College-rock hero Evan Dando of the Lemonheads will tell his life story in a new memoir.

Dando’s Rumors of My Demise—named after a paraphrase of a famous Mark Twain quote—will tell the story of the Massachusetts singer-songwriter’s rise to fame with the alternative rock band, publisher Gallery Books said in a news release. No publication date for the book was given.

“The book…will chronicle Dando’s rise to fame, the fun that was had along the way, the inevitable fall, and its aftermath,” Gallery said. The book will be co-written with Jim Ruland, the music writer who recently collaborated with punk band Bad Religion on the book Do What You Want.

Dando co-founded the Lemonheads in 1986 with his friends at a Boston high school. The band broke out in 1992 with the album It’s a Shame About Ray, which spawned two hits: the title track as well as a cover of Simon Garfunkel’s Mrs.
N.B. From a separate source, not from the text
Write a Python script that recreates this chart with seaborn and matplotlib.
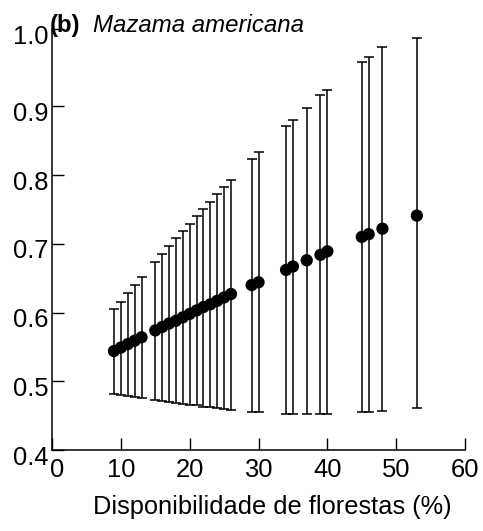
import numpy as np
import pandas as pd
import matplotlib
matplotlib.use("Agg")
import matplotlib.pyplot as plt
import matplotlib.transforms as mtransforms
import seaborn as sns

# Dados (b) Mazama americana
forest = [9, 10, 11, 12, 13, 15, 16, 17, 18, 19, 20, 21, 22, 23, 24, 25, 26,
          29, 30, 34, 35, 37, 39, 40, 45, 46, 48, 53]
prob = [0.544, 0.549, 0.554, 0.559, 0.564,
        0.574, 0.579, 0.584, 0.588, 0.593, 0.598, 0.603, 0.608, 0.612, 0.617, 0.622, 0.627,
        0.640, 0.644, 0.662, 0.667, 0.676, 0.684, 0.689, 0.710, 0.714, 0.722, 0.741]
upper = [0.605, 0.616, 0.628, 0.640, 0.651,
         0.674, 0.685, 0.697, 0.708, 0.718, 0.729, 0.741, 0.751, 0.761, 0.772, 0.782, 0.793,
         0.823, 0.833, 0.872, 0.880, 0.898, 0.916, 0.924, 0.964, 0.971, 0.986, 0.999]
lower = [0.482, 0.480, 0.479, 0.477, 0.475,
         0.473, 0.472, 0.470, 0.469, 0.467, 0.466, 0.465, 0.463, 0.462, 0.461, 0.460, 0.458,
         0.456, 0.456, 0.453, 0.453, 0.453, 0.453, 0.453, 0.455, 0.456, 0.457, 0.461]

x_ticks = [0, 10, 20, 30, 40, 50, 60]
y_top = 1.012  # o eixo original termina um pouco acima de 1.0
y_ticks = [0.4, 0.5, 0.6, 0.7, 0.8, 0.9, y_top]
y_labels = ['0.4', '0.5', '0.6', '0.7', '0.8', '0.9', '1.0']

df = pd.DataFrame({'forest': forest, 'prob': prob, 'upper': upper, 'lower': lower})

sns.set_style("ticks", rc={'text.color': 'black', 'axes.labelcolor': 'black',
                           'xtick.color': 'black', 'ytick.color': 'black',
                           'axes.edgecolor': 'black'})
plt.rcParams['font.family'] = ['Liberation Sans', 'DejaVu Sans']

fig = plt.figure(figsize=(4.83, 5.31), dpi=100)
ax = fig.add_axes([0.1077, 0.1525, 0.8551, 0.7923])

ax.errorbar(df['forest'], df['prob'],
            yerr=[df['prob'] - df['lower'], df['upper'] - df['prob']],
            fmt='none', ecolor='black', elinewidth=1.1, capsize=3.6, capthick=1.1)
sns.scatterplot(data=df, x='forest', y='prob', color='black', s=78,
                edgecolor='none', ax=ax, zorder=3)

ax.set_xlim(0, 60)
ax.set_ylim(0.4, y_top)
ax.set_xticks(x_ticks)
ax.set_yticks(y_ticks)
ax.set_yticklabels(y_labels)
ax.tick_params(axis='both', direction='in', length=8.5, width=1, labelsize=18.4)
ax.tick_params(axis='x', pad=6)
ax.tick_params(axis='y', pad=2.8)
sns.despine(ax=ax)
for s in ['left', 'bottom']:
    ax.spines[s].set_linewidth(1.1)

# rótulos do eixo y ficam um pouco abaixo das marcas, como no original
shift = mtransforms.ScaledTranslation(0, -0.05, fig.dpi_scale_trans)
for lab in ax.get_yticklabels():
    lab.set_transform(lab.get_transform() + shift)
# o "0" do eixo x fica deslocado para a direita
shift_x = mtransforms.ScaledTranslation(0.055, 0, fig.dpi_scale_trans)
lab0 = ax.get_xticklabels()[0]
lab0.set_transform(lab0.get_transform() + shift_x)

ax.set_xlabel('Disponibilidade de florestas (%)', fontsize=18.3, labelpad=9, x=0.533)
ax.set_ylabel('')

fig.text(0.1035, 0.9397, '(b)', fontsize=17.3, fontweight='bold', va='baseline')
fig.text(0.1925, 0.9397, 'Mazama americana', fontsize=17.3, style='italic', va='baseline')

fig.savefig('out.png', dpi=100)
Robinson.

Gallery says the book will cover Dando’s “bacchanalian tours with the Lemonheads, two gold records, and…several lifetimes’ worth of drugs, sex, and parties” and will “set the record straight on everything the media got wrong and include never-before-told stories from the tumultuous band history to what it was like to be famous in the ’90s before the Internet turned everything toxic.”

“My life is a muddy river,” Dando said in a news release. “I thought I should add more dirt.”

Michael Schaub is a Texas-based journalist and regular contributor to NPR.